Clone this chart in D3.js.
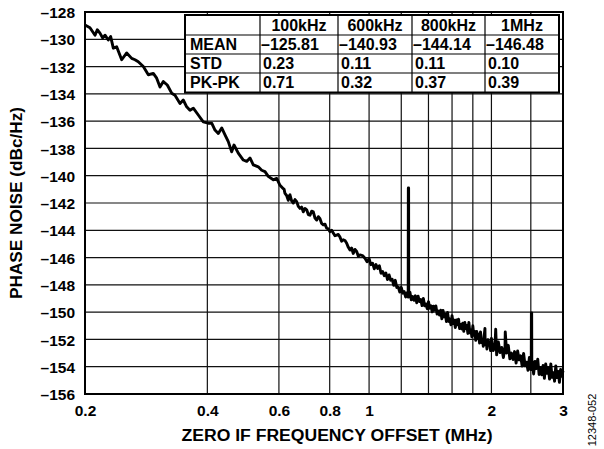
<!DOCTYPE html>
<html><head><meta charset="utf-8">
<script src="https://cdn.jsdelivr.net/npm/d3@7"></script>
<style>
html,body{margin:0;padding:0;background:#fff;}
svg{display:block;}
text{font-family:"Liberation Sans",Arial,Helvetica,sans-serif;font-weight:bold;fill:#000;}
</style>
</head><body>
<svg id="chart" width="604" height="449"></svg>
<script>
// ---- data ----
const freqMHz = [
  0.2000,0.2057,0.2117,0.2144,0.2177,0.2211,0.2240,0.2282,0.2313,0.2348,
  0.2393,0.2462,0.2533,0.2606,0.2655,0.2705,0.2783,0.2863,0.2945,0.3002,
  0.3059,0.3117,0.3188,0.3268,0.3330,0.3426,0.3490,0.3558,0.3625,0.3694,
  0.3800,0.3909,0.4021,0.4100,0.4177,0.4256,0.4339,0.4421,0.4504,0.4591,
  0.4652,0.4766,0.4904,0.4999,0.5093,0.5189,0.5338,0.5442,0.5545,0.5649,
  0.5812,0.5925,0.6037,0.6151,
  0.6180,0.6210,0.6268,0.6327,0.6357,0.6388,0.6448,0.6509,0.6572,0.6636,
  0.6698,0.6761,0.6824,0.6888,0.6955,0.7022,0.7088,0.7155,0.7222,0.7290,
  0.7360,0.7432,0.7502,0.7572,0.7643,0.7715,0.7790,0.7864,0.7938,0.8013,
  0.8088,0.8164,0.8243,0.8323,0.8401,0.8480,0.8560,0.8640,0.8724,0.8808,
  0.8891,0.8974,0.9058,0.9143,0.9232,0.9321,0.9409,0.9497,0.9633,0.9770,
  0.9885,
  1.00,1.01,1.02,1.03,1.04,1.05,1.06,1.07,1.08,1.09,
  1.10,1.11,1.12,1.13,1.14,1.15,1.16,1.17,1.18,1.19,
  1.20,1.21,1.22,1.23,1.24,1.248,1.249,1.251,1.252,1.26,
  1.27,1.28,1.29,1.30,1.31,1.32,1.33,1.34,1.35,1.36,
  1.37,1.38,1.39,1.40,1.41,1.42,1.43,1.44,1.45,1.46,
  1.47,1.48,1.49,1.50,1.51,1.52,1.53,1.54,1.55,1.56,
  1.57,1.58,1.59,1.60,1.61,1.62,1.63,1.64,1.65,1.66,
  1.67,1.68,1.69,1.70,1.71,1.72,1.73,1.74,1.75,1.76,
  1.77,1.78,1.79,1.80,1.81,1.82,1.83,1.84,1.85,1.86,
  1.87,1.88,1.89,1.90,1.91,1.92,1.928,1.93,1.94,1.95,
  1.96,1.97,1.98,1.99,2.00,2.02,2.04,2.049,2.06,2.08,
  2.10,2.12,2.14,2.16,2.163,2.18,2.20,2.22,2.24,2.26,
  2.28,2.30,2.32,2.34,2.36,2.38,2.40,2.42,2.44,2.46,
  2.48,2.50,2.506,2.508,2.512,2.514,2.52,2.54,2.56,2.58,
  2.60,2.62,2.64,2.66,2.68,2.70,2.72,2.74,2.76,2.78,
  2.80,2.82,2.84,2.86,2.88,2.90,2.92,2.94,2.96,2.98,
  3.00
];
const phaseNoiseDbc = [
  -128.95,-129.15,-129.70,-129.30,-129.55,-129.90,-129.70,-130.05,-129.80,-130.65,
  -130.55,-131.50,-131.00,-131.40,-131.50,-131.65,-132.00,-132.60,-132.50,-132.85,
  -133.50,-133.10,-133.35,-133.95,-134.10,-134.70,-134.45,-134.95,-135.20,-135.05,
  -135.55,-136.05,-136.15,-136.15,-136.65,-136.90,-136.50,-137.00,-137.50,-138.25,
  -137.75,-138.35,-138.85,-138.95,-138.70,-139.20,-139.35,-139.60,-139.70,-140.05,
  -140.30,-140.20,-140.70,-140.95,
  -141.00,-141.30,-141.45,-141.80,-141.50,-141.40,-141.85,-142.00,-141.75,-141.90,
  -142.25,-142.40,-142.30,-142.65,-142.40,-142.50,-142.85,-142.90,-142.60,-142.65,
  -143.10,-143.25,-143.00,-143.15,-143.50,-143.60,-143.55,-143.85,-143.90,-144.10,
  -144.00,-144.20,-144.40,-144.35,-144.30,-144.50,-144.80,-144.70,-144.75,-144.95,
  -145.25,-145.45,-145.30,-145.70,-145.40,-145.55,-145.90,-145.80,-145.85,-146.05,
  -146.30,
  -146.08,-146.52,-146.41,-146.82,-146.51,-146.80,-146.60,-147.15,-147.03,-147.33,
  -147.13,-147.61,-147.27,-147.66,-147.59,-148.03,-147.67,-148.19,-148.16,-148.53,
  -148.18,-148.61,-148.49,-148.89,-148.57,-148.90,-140.90,-140.90,-148.86,-148.53,
  -149.10,-148.86,-149.13,-148.80,-149.31,-148.83,-149.22,-149.07,-149.52,-149.00,
  -149.53,-149.40,-149.75,-149.23,-149.71,-149.53,-149.98,-149.56,-149.86,-149.55,
  -150.14,-149.92,-150.21,-149.86,-150.49,-149.87,-150.34,-150.14,-150.69,-150.03,
  -150.68,-150.50,-150.93,-150.26,-150.84,-150.59,-151.13,-150.58,-150.93,-150.51,
  -151.21,-150.90,-151.23,-150.81,-151.41,-150.76,-151.20,-150.97,-151.56,-150.75,
  -151.52,-151.30,-151.80,-151.00,-151.70,-151.41,-152.06,-151.41,-151.89,-151.62,
  -152.26,-151.45,-152.22,-152.00,-152.50,-151.70,-151.20,-152.38,-152.07,-152.70,
  -152.02,-152.42,-152.19,-152.82,-151.93,-152.82,-152.55,-151.25,-153.13,-152.18,
  -152.96,-152.59,-153.33,-152.54,-151.45,-153.00,-152.43,-153.42,-153.00,-153.47,
  -152.89,-153.73,-152.85,-153.50,-153.20,-153.95,-153.03,-153.93,-153.67,-154.26,
  -153.32,-154.21,-153.90,-150.05,-150.05,-153.90,-153.59,-154.53,-153.61,-154.13,
  -153.45,-154.57,-154.07,-154.59,-153.91,-154.85,-153.80,-154.49,-154.10,-154.91,
  -153.80,-154.78,-154.44,-155.06,-153.94,-154.80,-154.34,-155.14,-154.20,-154.70,
  -154.30
];
const yTickValues = [-128,-130,-132,-134,-136,-138,-140,-142,-144,-146,-148,-150,-152,-154,-156];
const xTickValues = [0.2,0.4,0.6,0.8,1,2,3];
const xGridValues = [0.4,0.6,0.8,1,1.2,1.4,1.6,1.8,2,2.5];
const tableHeader = ["", "100kHz", "600kHz", "800kHz", "1MHz"];
const tableRowLabels = ["MEAN", "STD", "PK-PK"];
const meanValues = ["\u2013125.81", "\u2013140.93", "\u2013144.14", "\u2013146.48"];
const stdValues = ["0.23", "0.11", "0.11", "0.10"];
const pkpkValues = ["0.71", "0.32", "0.37", "0.39"];

// ---- layout ----
const L = 85, R = 563, T = 12, B = 394;
const svg = d3.select("#chart");
const x = d3.scaleLog().domain([0.2, 3]).range([L, R]);
const y = d3.scaleLinear().domain([-156, -128]).range([B, T]);

// grid
svg.append("g").selectAll("line").data(yTickValues).join("line")
  .attr("x1", L).attr("x2", R).attr("y1", d => y(d)).attr("y2", d => y(d))
  .attr("stroke", "#111").attr("stroke-width", 1.2);
svg.append("g").selectAll("line").data(xGridValues).join("line")
  .attr("x1", d => x(d)).attr("x2", d => x(d)).attr("y1", T).attr("y2", B)
  .attr("stroke", "#111").attr("stroke-width", 1.2);

// table
const colEdges = [185, 260, 338, 412, 485, 559];
const rowEdges = [15, 35, 54, 73, 92.5];
const tg = svg.append("g");
tg.append("rect").attr("x", colEdges[0]).attr("y", rowEdges[0])
  .attr("width", colEdges[5] - colEdges[0]).attr("height", rowEdges[4] - rowEdges[0])
  .attr("fill", "#fff").attr("stroke", "#000").attr("stroke-width", 2);
tg.selectAll("line.c").data(colEdges.slice(1, 5)).join("line")
  .attr("x1", d => d).attr("x2", d => d).attr("y1", rowEdges[0]).attr("y2", rowEdges[4])
  .attr("stroke", "#000").attr("stroke-width", 1.2);
tg.selectAll("line.r").data(rowEdges.slice(1, 4)).join("line")
  .attr("x1", colEdges[0]).attr("x2", colEdges[5]).attr("y1", d => d).attr("y2", d => d)
  .attr("stroke", "#000").attr("stroke-width", 1.2);
const fs = 16;
tableHeader.forEach((h, i) => {
  if (!h) return;
  tg.append("text").attr("x", (colEdges[i] + colEdges[i + 1]) / 2).attr("y", rowEdges[0] + 15.5)
    .attr("text-anchor", "middle").attr("font-size", fs).text(h);
});
const bodyRows = [meanValues, stdValues, pkpkValues];
tableRowLabels.forEach((lab, r) => {
  const by = rowEdges[r + 1] + 15;
  tg.append("text").attr("x", colEdges[0] + 5).attr("y", by).attr("font-size", fs).text(lab);
  bodyRows[r].forEach((v, c) => {
    tg.append("text").attr("x", colEdges[c + 1] + (r === 0 ? 1 : 3)).attr("y", by)
      .attr("font-size", fs).text(v);
  });
});

// trace
const trace = freqMHz.map((f, i) => [f, phaseNoiseDbc[i]]);
svg.append("path").datum(trace)
  .attr("d", d3.line().x(d => x(d[0])).y(d => y(d[1])))
  .attr("fill", "none").attr("stroke", "#000").attr("stroke-width", 2.9)
  .attr("stroke-linejoin", "round");

// border
svg.append("rect").attr("x", L).attr("y", T).attr("width", R - L).attr("height", B - T)
  .attr("fill", "none").attr("stroke", "#000").attr("stroke-width", 2);

// axes
const yAxis = d3.axisLeft(y).tickValues(yTickValues).tickSize(0).tickPadding(10)
  .tickFormat(d => String(d).replace("-", "\u2013"));
const gy = svg.append("g").attr("transform", `translate(${L},0)`).call(yAxis);
gy.select(".domain").remove();
gy.selectAll("text").attr("font-size", 15.5).attr("font-family", null).attr("dy", "0.36em");

const xAxis = d3.axisBottom(x).tickValues(xTickValues).tickSize(0).tickPadding(11)
  .tickFormat(d => String(d));
const gx = svg.append("g").attr("transform", `translate(0,${B})`).call(xAxis);
gx.select(".domain").remove();
gx.selectAll("text").attr("font-size", 15.5).attr("font-family", null);

// titles
svg.append("text").attr("x", 337).attr("y", 441).attr("text-anchor", "middle")
  .attr("font-size", 16).attr("textLength", 311).attr("lengthAdjust", "spacingAndGlyphs")
  .text("ZERO IF FREQUENCY OFFSET (MHz)");
svg.append("text").attr("transform", "translate(22,203) rotate(-90)")
  .attr("text-anchor", "middle").attr("font-size", 16)
  .attr("textLength", 192).attr("lengthAdjust", "spacingAndGlyphs")
  .text("PHASE NOISE (dBc/Hz)");
svg.append("text").attr("transform", "translate(596,420) rotate(-90)")
  .attr("text-anchor", "middle").attr("font-size", 11).style("font-weight", "normal")
  .attr("fill", "#222").text("12348-052");
</script>
</body></html>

[What to do]: Look through the data and gather every line with the string "chart" in it.

[Reply]:
Clone this chart in D3.js.
<svg id="chart" width="604" height="449"></svg>
const svg = d3.select("#chart");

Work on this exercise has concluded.